Set down each line of the material that follows, exactly, with no pictures.

+-------+

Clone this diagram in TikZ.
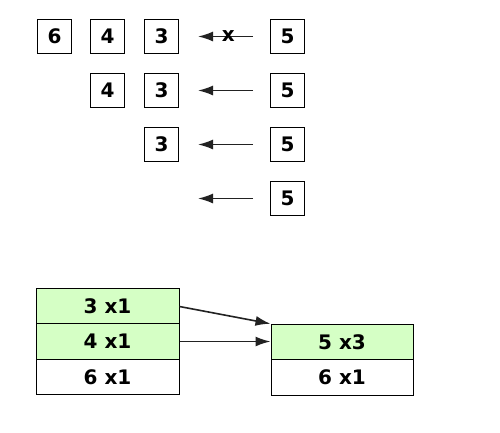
\documentclass[tikz,border=0pt]{standalone}
\usepackage{fontspec}
\setmainfont{DejaVu Sans}
\usetikzlibrary{arrows.meta}
\definecolor{cellgreen}{HTML}{D5FFC5}
\definecolor{arrgray}{HTML}{222222}
\tikzset{
  txt/.style={font=\fontsize{20}{20}\selectfont\bfseries},
  numbox/.style={draw=black, line width=1pt, minimum width=34pt, minimum height=34pt, inner sep=0pt, txt},
  cell/.style={draw=black, line width=1pt, minimum width=143pt, minimum height=35.5pt, inner sep=0pt, txt},
  rcell/.style={cell, minimum width=142pt},
  arr/.style={draw=arrgray, line width=1.6pt, -{Latex[length=15pt,width=10pt]}},
}
\begin{document}
\begin{tikzpicture}[x=1pt,y=-1pt]
\useasboundingbox (0,0) rectangle (500,432);
% row 1
\node[numbox] (a6) at (54.5,36.5) {6};
\node[numbox] (a4) at (107.5,36.5) {4};
\node[numbox] (a3) at (161.5,36.5) {3};
\node[numbox] (a5) at (287.5,36.5) {5};
\coordinate (a5e) at (253,36.5);
\coordinate (a3e) at (198,36.5);
\draw[arr] (a5e) -- node[txt, inner sep=0pt, pos=0.45] (ax) {x} (a3e);
% row 2
\node[numbox] (b4) at (107.5,90.5) {4};
\node[numbox] (b3) at (161.5,90.5) {3};
\node[numbox] (b5) at (287.5,90.5) {5};
\coordinate (b5e) at (253,90.5);
\coordinate (b3e) at (198,90.5);
\draw[arr] (b5e) -- (b3e);
% row 3
\node[numbox] (c3) at (161.5,144.5) {3};
\node[numbox] (c5) at (287.5,144.5) {5};
\coordinate (c5e) at (253,144.5);
\coordinate (c3e) at (198,144.5);
\draw[arr] (c5e) -- (c3e);
% row 4
\node[numbox] (d5) at (287.5,198.5) {5};
\coordinate (d5e) at (253,198.5);
\coordinate (d3e) at (198,198.5);
\draw[arr] (d5e) -- (d3e);
% bottom left stack
\node[cell, fill=cellgreen] (l1) at (107.5,306.5) {3 x1};
\node[cell, fill=cellgreen] (l2) at (107.5,341.5) {4 x1};
\node[cell, fill=white] (l3) at (107.5,377) {6 x1};
% bottom right stack
\node[rcell, fill=cellgreen] (r1) at (342,342) {5 x3};
\node[rcell, fill=white] (r2) at (342,377.5) {6 x1};
\draw[arr] (l1.east) -- (r1.north west);
\draw[arr] (l2.east) -- (l2.east -| r1.west);
\end{tikzpicture}
\end{document}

+-------+

- _ANSWER IN FULL_
Clone this diagram in TikZ.
\documentclass[tikz,border=0pt]{standalone}
\usepackage{fontspec}
\setmainfont{DejaVu Sans}
\usetikzlibrary{arrows.meta}
\definecolor{cellgreen}{HTML}{D5FFC5}
\definecolor{arrgray}{HTML}{222222}
\tikzset{
  txt/.style={font=\fontsize{20}{20}\selectfont\bfseries},
  numbox/.style={draw=black, line width=1pt, minimum width=34pt, minimum height=34pt, inner sep=0pt, txt},
  cell/.style={draw=black, line width=1pt, minimum width=143pt, minimum height=35.5pt, inner sep=0pt, txt},
  rcell/.style={cell, minimum width=142pt},
  arr/.style={draw=arrgray, line width=1.6pt, -{Latex[length=15pt,width=10pt]}},
}
\begin{document}
\begin{tikzpicture}[x=1pt,y=-1pt]
\useasboundingbox (0,0) rectangle (500,432);
% row 1
\node[numbox] (a6) at (54.5,36.5) {6};
\node[numbox] (a4) at (107.5,36.5) {4};
\node[numbox] (a3) at (161.5,36.5) {3};
\node[numbox] (a5) at (287.5,36.5) {5};
\coordinate (a5e) at (253,36.5);
\coordinate (a3e) at (198,36.5);
\draw[arr] (a5e) -- node[txt, inner sep=0pt, pos=0.45] (ax) {x} (a3e);
% row 2
\node[numbox] (b4) at (107.5,90.5) {4};
\node[numbox] (b3) at (161.5,90.5) {3};
\node[numbox] (b5) at (287.5,90.5) {5};
\coordinate (b5e) at (253,90.5);
\coordinate (b3e) at (198,90.5);
\draw[arr] (b5e) -- (b3e);
% row 3
\node[numbox] (c3) at (161.5,144.5) {3};
\node[numbox] (c5) at (287.5,144.5) {5};
\coordinate (c5e) at (253,144.5);
\coordinate (c3e) at (198,144.5);
\draw[arr] (c5e) -- (c3e);
% row 4
\node[numbox] (d5) at (287.5,198.5) {5};
\coordinate (d5e) at (253,198.5);
\coordinate (d3e) at (198,198.5);
\draw[arr] (d5e) -- (d3e);
% bottom left stack
\node[cell, fill=cellgreen] (l1) at (107.5,306.5) {3 x1};
\node[cell, fill=cellgreen] (l2) at (107.5,341.5) {4 x1};
\node[cell, fill=white] (l3) at (107.5,377) {6 x1};
% bottom right stack
\node[rcell, fill=cellgreen] (r1) at (342,342) {5 x3};
\node[rcell, fill=white] (r2) at (342,377.5) {6 x1};
\draw[arr] (l1.east) -- (r1.north west);
\draw[arr] (l2.east) -- (l2.east -| r1.west);
\end{tikzpicture}
\end{document}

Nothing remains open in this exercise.